The current exploration campaign “will continue to add substantially, if not dramatically, to our scientific understanding of Mars, and will help obtain some of the data needed to eventually, safely send humans to Mars,” said Lewis Peach, chief engineer for the Universities Space Research Association of Columbia, Md.

But before a human expedition to Mars can be undertaken, Peach said, scientists need to learn more about the planet’s radiation environment and chemical makeup.

Although NASA’s Mars planning beyond 2009 is somewhat hazy, Peach said it should be possible to pursue missions that serve both planetary science as well as human exploration goals. One convergent area of study is Mars’ past, present or future ability to sustain life, he said.
Technology demonstrations also will be needed to pave the way for human exploration of Mars, Peach said. ”The fact that these investigations are not a part of the planning horizon for the next 10 years is troubling to many that would advocate a near-term human mission to Mars,” he said.

Risk management is key, Peach said. “If the environment and useable resources are well known, and the technology and processes well developed, the risk is substantially reduced.
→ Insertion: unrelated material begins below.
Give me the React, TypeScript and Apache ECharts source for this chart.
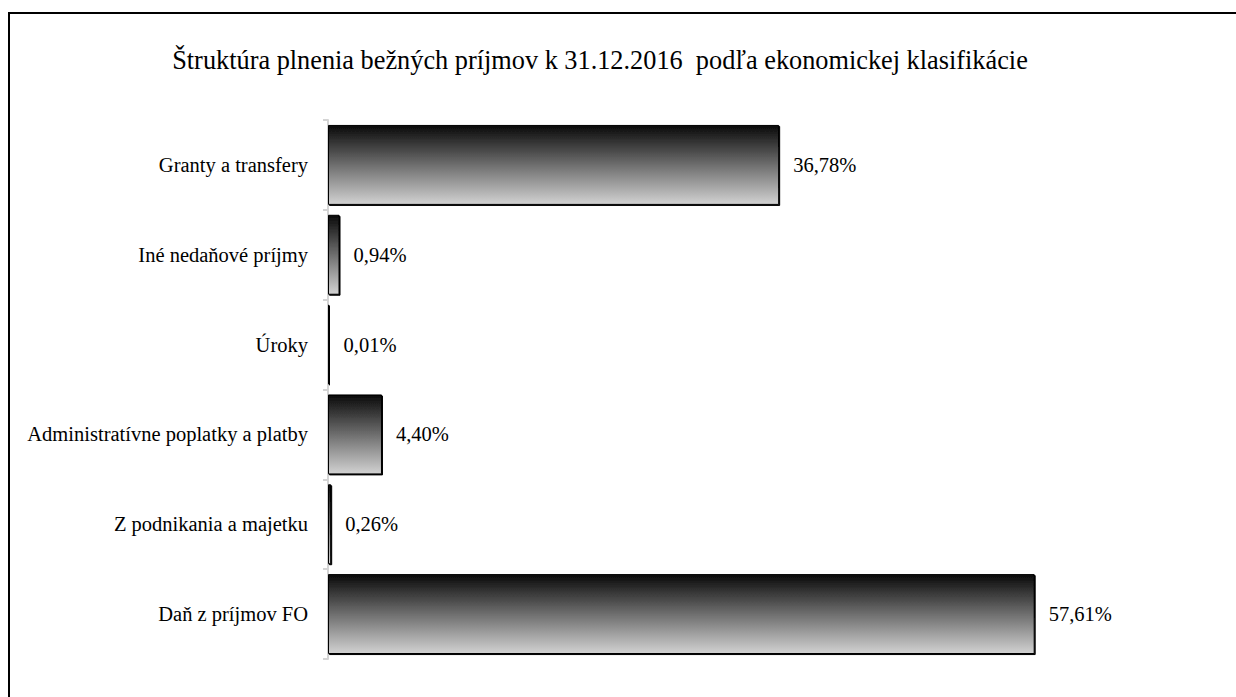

If there is a lot of uncertainty, as many believe is the case now, then something needs to be done to reduce this risk,” he said.

Peach acknowledged that scientists cannot learn everything about Mars before humans set foot there. “Mars will offer seemingly inexhaustible mysteries to tackle for the foreseeable future, probably even more so when humans can scientifically explore Mars in person,” Peach concluded.